Protesters drape black flag over a symbolic statue days before visit by Xi Jinping marking 20 years since the handover.
The student activist, who helped lead the months-long movement in 2014 demanding full democracy appeared in court on Thursday for a pre-trial hearing, which was adjourned for 45 days.
Wong is among 20 defendants charged with contempt of court after refusing to obey a court order to clear the protest zone in December 2014.
The demonstrators, who had demanded democratic elections for Hong Kong’s chief executive, were arrested last year.

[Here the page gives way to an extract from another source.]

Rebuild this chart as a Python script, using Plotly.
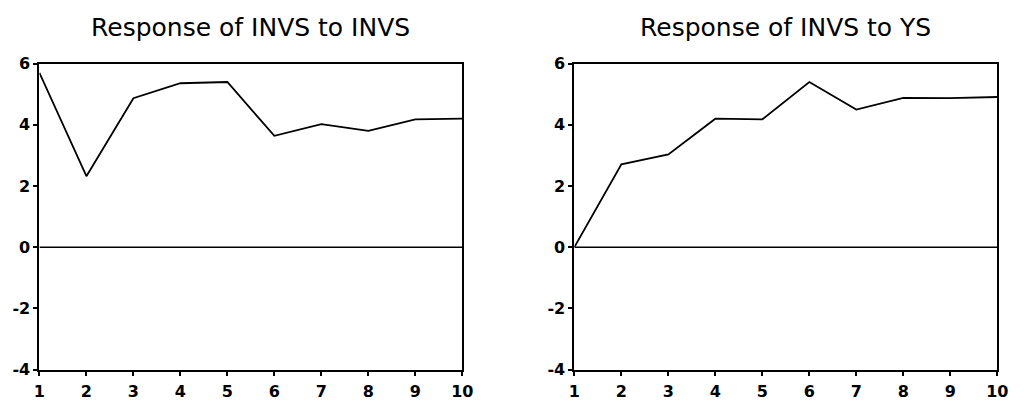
import plotly.graph_objects as go

periods = [1, 2, 3, 4, 5, 6, 7, 8, 9, 10]
invs_to_invs = [5.7, 2.32, 4.87, 5.36, 5.4, 3.64, 4.02, 3.8, 4.18, 4.2]
invs_to_ys = [0.0, 2.71, 3.03, 4.2, 4.18, 5.4, 4.5, 4.88, 4.87, 4.91]
titles = ["Response of INVS to INVS", "Response of INVS to YS"]
y_ticks = [-4, -2, 0, 2, 4, 6]
y_tick_text = ["-4", "-2", "0", "2", "4", "6"]

W, H = 1024, 411
fig = go.Figure()

fig.add_trace(go.Scatter(x=periods, y=invs_to_invs, mode="lines",
                         line=dict(color="black", width=1.8), xaxis="x", yaxis="y", showlegend=False))
fig.add_trace(go.Scatter(x=periods, y=invs_to_ys, mode="lines",
                         line=dict(color="black", width=1.8), xaxis="x2", yaxis="y2", showlegend=False))

ydom = [(H - 378) / H, (H - 57.3) / H]
doms = [[34 / W, 464 / W], [578 / W, 1008 / W]]

tick_font = dict(family="DejaVu Sans, Arial, sans-serif", size=16, color="black", weight="bold")
axis_common = dict(showline=True, linecolor="black", linewidth=2, mirror=True,
                   ticks="outside", ticklen=4, tickwidth=1.5, tickcolor="black",
                   showgrid=False, zeroline=False, tickfont=tick_font)

layout = dict(
    width=W, height=H, margin=dict(l=0, r=0, t=0, b=0),
    plot_bgcolor="white", paper_bgcolor="white", showlegend=False,
)
for i, xd in enumerate(doms):
    sx = "" if i == 0 else str(i + 1)
    layout["xaxis" + sx] = dict(domain=xd, range=[1, 10], tickvals=periods,
                                anchor="y" + sx, ticklabelstandoff=2, **axis_common)
    layout["yaxis" + sx] = dict(domain=ydom, range=[-4, 6], tickvals=y_ticks, ticktext=y_tick_text,
                                anchor="x" + sx, ticklabelstandoff=0, **axis_common)
fig.update_layout(**layout)

shapes = []
annotations = []
for i, (xd, ttl) in enumerate(zip(doms, titles)):
    sx = "" if i == 0 else str(i + 1)
    shapes.append(dict(type="line", xref="x" + sx, yref="y" + sx, x0=1, x1=10, y0=0, y1=0,
                       line=dict(color="black", width=1.5)))
    annotations.append(dict(text=ttl, x=(xd[0] + xd[1]) / 2, y=(H - 19) / H, xref="paper", yref="paper",
                            showarrow=False, xanchor="center", yanchor="middle",
                            font=dict(family="DejaVu Sans, Arial, sans-serif", size=25, color="black")))
fig.update_layout(shapes=shapes, annotations=annotations)

fig.write_html("out.html")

“I choose to plead guilty in this case to show, as an organiser of civil disobedience, I am willing to bear legal responsibility,” the 20-year-old Wong said outside the High Court, flanked by a few supporters.
“Although there’s a chance I might be put in jail, I have no regrets.”
In written statements to the court, Wong and several respondents, including another student leader Lester Shum, “admitted liability”, rather than explicitly pleading guilty, as is the case in a civil, rather than criminal, lawsuit.
Wong will now find out his fate at the end of the 45-day hearing of the trial in August. The judge will call in 33 more witnesses.
Al Jazeera’s Sarah Clarke, reporting from outside the court, said: “We had expected a quick turnaround in the next day or two on the sentences for those pleading guilty, but the judge has announced that he wants to hear all of the cases.”
One of the student politicians has already been sentenced to three months of jail time for the same charge after the judge said he showed no remorse.
“Wong said he’s proud to be standing up for democracy, which means serving time behind bars and that’s fine by him,” said Al Jazeera’s Clarke.
Wong has previously been found guilty of unlawful assembly on a charge also related to the 2014 protests, but he avoided jail time.